━━━ Data
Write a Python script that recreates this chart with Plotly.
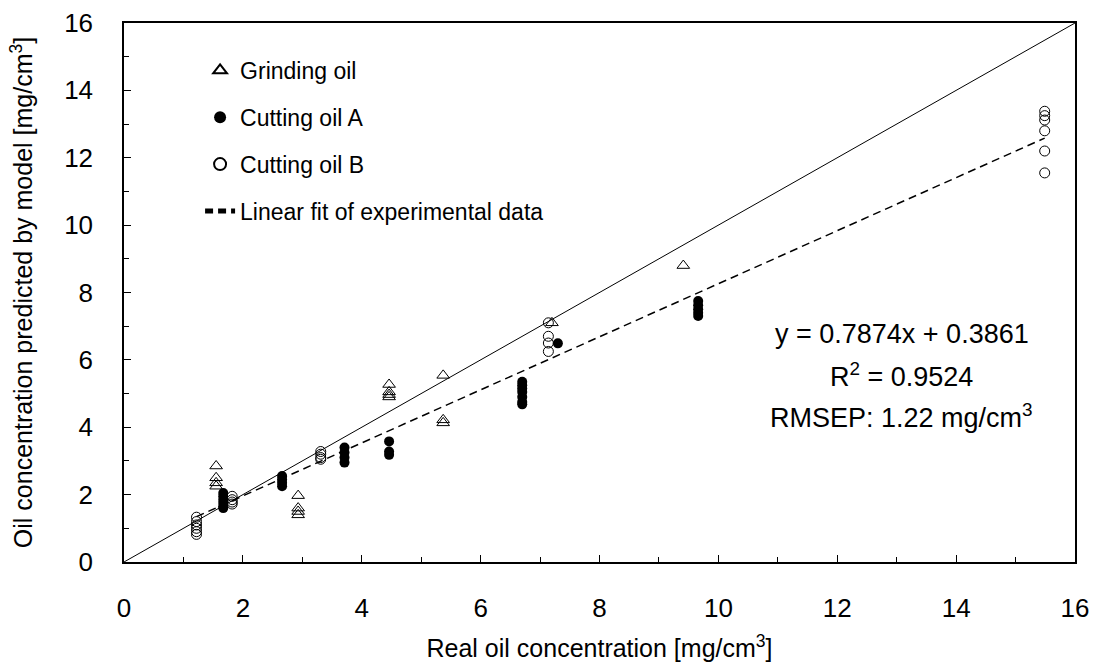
import plotly.graph_objects as go

# ---- data ----
grind_x = [1.55, 1.55, 1.55, 1.55, 2.93, 2.93, 2.93, 2.93, 4.46, 4.46, 4.46, 4.46, 5.37, 5.37, 5.37, 7.2, 9.41]
grind_y = [2.85, 2.5, 2.35, 2.25, 1.97, 1.6, 1.5, 1.4, 5.27, 5.05, 4.97, 4.9, 5.54, 4.22, 4.13, 7.1, 8.8]

cutA_x = [1.67, 1.67, 1.67, 1.67, 1.67, 1.67, 2.66, 2.66, 2.66, 2.66, 3.71, 3.71, 3.71, 3.71,
          4.46, 4.46, 4.46, 6.7, 6.7, 6.7, 6.7, 6.7, 6.7, 6.7, 7.3, 9.66, 9.66, 9.66, 9.66, 9.66]
cutA_y = [2.05, 1.95, 1.85, 1.75, 1.65, 1.6, 2.55, 2.45, 2.35, 2.25, 3.4, 3.25, 3.1, 2.95,
          3.58, 3.28, 3.18, 5.35, 5.25, 5.15, 5.05, 4.9, 4.75, 4.68, 6.49, 7.75, 7.62, 7.5, 7.4, 7.3]

cutB_x = [1.22, 1.22, 1.22, 1.22, 1.22, 1.22, 1.82, 1.82, 1.82, 1.82, 3.31, 3.31, 3.31, 3.31,
          7.14, 7.14, 7.14, 7.14, 15.49, 15.49, 15.49, 15.49, 15.49, 15.49]
cutB_y = [1.33, 1.2, 1.1, 1.0, 0.9, 0.82, 1.95, 1.85, 1.78, 1.72, 3.28, 3.2, 3.1, 3.05,
          7.1, 6.7, 6.5, 6.25, 13.38, 13.25, 13.12, 12.8, 12.2, 11.55]

fit_slope = 0.7874
fit_intercept = 0.3861
fit_x_range = [1.22, 15.49]
identity_range = [0, 16]

x_tick_vals = [0, 2, 4, 6, 8, 10, 12, 14, 16]
y_tick_vals = [0, 2, 4, 6, 8, 10, 12, 14, 16]

FONT = "Liberation Sans, Arial, sans-serif"

fig = go.Figure()

fig.add_trace(go.Scatter(
    x=grind_x, y=grind_y, mode="markers", name="Grinding oil", legendgroup="g1",
    marker=dict(symbol="triangle-up-open", size=11, color="black", line=dict(width=1, color="black")),
))
fig.add_trace(go.Scatter(
    x=cutA_x, y=cutA_y, mode="markers", name="Cutting oil A", legendgroup="g2",
    marker=dict(symbol="circle", size=10, color="black", line=dict(width=0)),
))
fig.add_trace(go.Scatter(
    x=cutB_x, y=cutB_y, mode="markers", name="Cutting oil B", legendgroup="g3",
    marker=dict(symbol="circle-open", size=10, color="black", line=dict(width=1, color="black")),
))
fig.add_trace(go.Scatter(
    x=fit_x_range, y=[fit_slope * v + fit_intercept for v in fit_x_range],
    mode="lines", name="Linear fit of experimental data", legendgroup="g4",
    line=dict(color="black", width=1.5, dash="8px,5px"),
))
fig.add_trace(go.Scatter(
    x=identity_range, y=identity_range, mode="lines", showlegend=False,
    line=dict(color="black", width=1),
))

axis_common = dict(
    range=[0, 16], dtick=2, tick0=0, showgrid=False, zeroline=False,
    showline=True, linecolor="black", linewidth=1.5, mirror=True,
    ticks="inside", ticklen=7, tickwidth=1, tickcolor="black",
    minor=dict(dtick=1, ticks="inside", ticklen=5, tickwidth=1, tickcolor="black"),
    tickfont=dict(family=FONT, size=26, color="black"),
    automargin=False,
)

fig.update_xaxes(**axis_common, tickvals=x_tick_vals,
                 title=dict(text="Real oil concentration [mg/cm<sup>3</sup>]",
                            font=dict(family=FONT, size=25, color="black"), standoff=18),
                 ticklabelstandoff=22)
fig.update_yaxes(**axis_common, tickvals=y_tick_vals,
                 title=dict(text="Oil concentration predicted by model [mg/cm<sup>3</sup>]",
                            font=dict(family=FONT, size=25, color="black"), standoff=24),
                 ticklabelstandoff=24)

ann_font = dict(family=FONT, size=27, color="black")
fig.add_annotation(x=0.818, y=0.4227, xref="paper", yref="paper", showarrow=False,
                   text="y = 0.7874x + 0.3861", font=ann_font, xanchor="center", yanchor="middle")
fig.add_annotation(x=0.818, y=0.3466, xref="paper", yref="paper", showarrow=False,
                   text="R<sup>2</sup> = 0.9524", font=ann_font, xanchor="center", yanchor="middle")
fig.add_annotation(x=0.818, y=0.2705, xref="paper", yref="paper", showarrow=False,
                   text="RMSEP: 1.22 mg/cm<sup>3</sup>", font=ann_font, xanchor="center", yanchor="middle")

fig.update_layout(
    width=1093, height=666,
    margin=dict(l=124, r=18, t=23, b=104),
    paper_bgcolor="white", plot_bgcolor="white",
    font=dict(family=FONT, color="black"),
    legend=dict(x=0.08, y=0.952, xanchor="left", yanchor="top",
                font=dict(family=FONT, size=23, color="black"),
                bgcolor="rgba(0,0,0,0)", traceorder="grouped", tracegroupgap=14,
                itemsizing="constant"),
)

fig.write_html("out.html")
━━━━━━
# Short task
Leave every image out, and retype the material exactly.

# Solution for this task
Write a Python script that recreates this chart with Plotly.
import plotly.graph_objects as go

# ---- data ----
grind_x = [1.55, 1.55, 1.55, 1.55, 2.93, 2.93, 2.93, 2.93, 4.46, 4.46, 4.46, 4.46, 5.37, 5.37, 5.37, 7.2, 9.41]
grind_y = [2.85, 2.5, 2.35, 2.25, 1.97, 1.6, 1.5, 1.4, 5.27, 5.05, 4.97, 4.9, 5.54, 4.22, 4.13, 7.1, 8.8]

cutA_x = [1.67, 1.67, 1.67, 1.67, 1.67, 1.67, 2.66, 2.66, 2.66, 2.66, 3.71, 3.71, 3.71, 3.71,
          4.46, 4.46, 4.46, 6.7, 6.7, 6.7, 6.7, 6.7, 6.7, 6.7, 7.3, 9.66, 9.66, 9.66, 9.66, 9.66]
cutA_y = [2.05, 1.95, 1.85, 1.75, 1.65, 1.6, 2.55, 2.45, 2.35, 2.25, 3.4, 3.25, 3.1, 2.95,
          3.58, 3.28, 3.18, 5.35, 5.25, 5.15, 5.05, 4.9, 4.75, 4.68, 6.49, 7.75, 7.62, 7.5, 7.4, 7.3]

cutB_x = [1.22, 1.22, 1.22, 1.22, 1.22, 1.22, 1.82, 1.82, 1.82, 1.82, 3.31, 3.31, 3.31, 3.31,
          7.14, 7.14, 7.14, 7.14, 15.49, 15.49, 15.49, 15.49, 15.49, 15.49]
cutB_y = [1.33, 1.2, 1.1, 1.0, 0.9, 0.82, 1.95, 1.85, 1.78, 1.72, 3.28, 3.2, 3.1, 3.05,
          7.1, 6.7, 6.5, 6.25, 13.38, 13.25, 13.12, 12.8, 12.2, 11.55]

fit_slope = 0.7874
fit_intercept = 0.3861
fit_x_range = [1.22, 15.49]
identity_range = [0, 16]

x_tick_vals = [0, 2, 4, 6, 8, 10, 12, 14, 16]
y_tick_vals = [0, 2, 4, 6, 8, 10, 12, 14, 16]

FONT = "Liberation Sans, Arial, sans-serif"

fig = go.Figure()

fig.add_trace(go.Scatter(
    x=grind_x, y=grind_y, mode="markers", name="Grinding oil", legendgroup="g1",
    marker=dict(symbol="triangle-up-open", size=11, color="black", line=dict(width=1, color="black")),
))
fig.add_trace(go.Scatter(
    x=cutA_x, y=cutA_y, mode="markers", name="Cutting oil A", legendgroup="g2",
    marker=dict(symbol="circle", size=10, color="black", line=dict(width=0)),
))
fig.add_trace(go.Scatter(
    x=cutB_x, y=cutB_y, mode="markers", name="Cutting oil B", legendgroup="g3",
    marker=dict(symbol="circle-open", size=10, color="black", line=dict(width=1, color="black")),
))
fig.add_trace(go.Scatter(
    x=fit_x_range, y=[fit_slope * v + fit_intercept for v in fit_x_range],
    mode="lines", name="Linear fit of experimental data", legendgroup="g4",
    line=dict(color="black", width=1.5, dash="8px,5px"),
))
fig.add_trace(go.Scatter(
    x=identity_range, y=identity_range, mode="lines", showlegend=False,
    line=dict(color="black", width=1),
))

axis_common = dict(
    range=[0, 16], dtick=2, tick0=0, showgrid=False, zeroline=False,
    showline=True, linecolor="black", linewidth=1.5, mirror=True,
    ticks="inside", ticklen=7, tickwidth=1, tickcolor="black",
    minor=dict(dtick=1, ticks="inside", ticklen=5, tickwidth=1, tickcolor="black"),
    tickfont=dict(family=FONT, size=26, color="black"),
    automargin=False,
)

fig.update_xaxes(**axis_common, tickvals=x_tick_vals,
                 title=dict(text="Real oil concentration [mg/cm<sup>3</sup>]",
                            font=dict(family=FONT, size=25, color="black"), standoff=18),
                 ticklabelstandoff=22)
fig.update_yaxes(**axis_common, tickvals=y_tick_vals,
                 title=dict(text="Oil concentration predicted by model [mg/cm<sup>3</sup>]",
                            font=dict(family=FONT, size=25, color="black"), standoff=24),
                 ticklabelstandoff=24)

ann_font = dict(family=FONT, size=27, color="black")
fig.add_annotation(x=0.818, y=0.4227, xref="paper", yref="paper", showarrow=False,
                   text="y = 0.7874x + 0.3861", font=ann_font, xanchor="center", yanchor="middle")
fig.add_annotation(x=0.818, y=0.3466, xref="paper", yref="paper", showarrow=False,
                   text="R<sup>2</sup> = 0.9524", font=ann_font, xanchor="center", yanchor="middle")
fig.add_annotation(x=0.818, y=0.2705, xref="paper", yref="paper", showarrow=False,
                   text="RMSEP: 1.22 mg/cm<sup>3</sup>", font=ann_font, xanchor="center", yanchor="middle")

fig.update_layout(
    width=1093, height=666,
    margin=dict(l=124, r=18, t=23, b=104),
    paper_bgcolor="white", plot_bgcolor="white",
    font=dict(family=FONT, color="black"),
    legend=dict(x=0.08, y=0.952, xanchor="left", yanchor="top",
                font=dict(family=FONT, size=23, color="black"),
                bgcolor="rgba(0,0,0,0)", traceorder="grouped", tracegroupgap=14,
                itemsizing="constant"),
)

fig.write_html("out.html")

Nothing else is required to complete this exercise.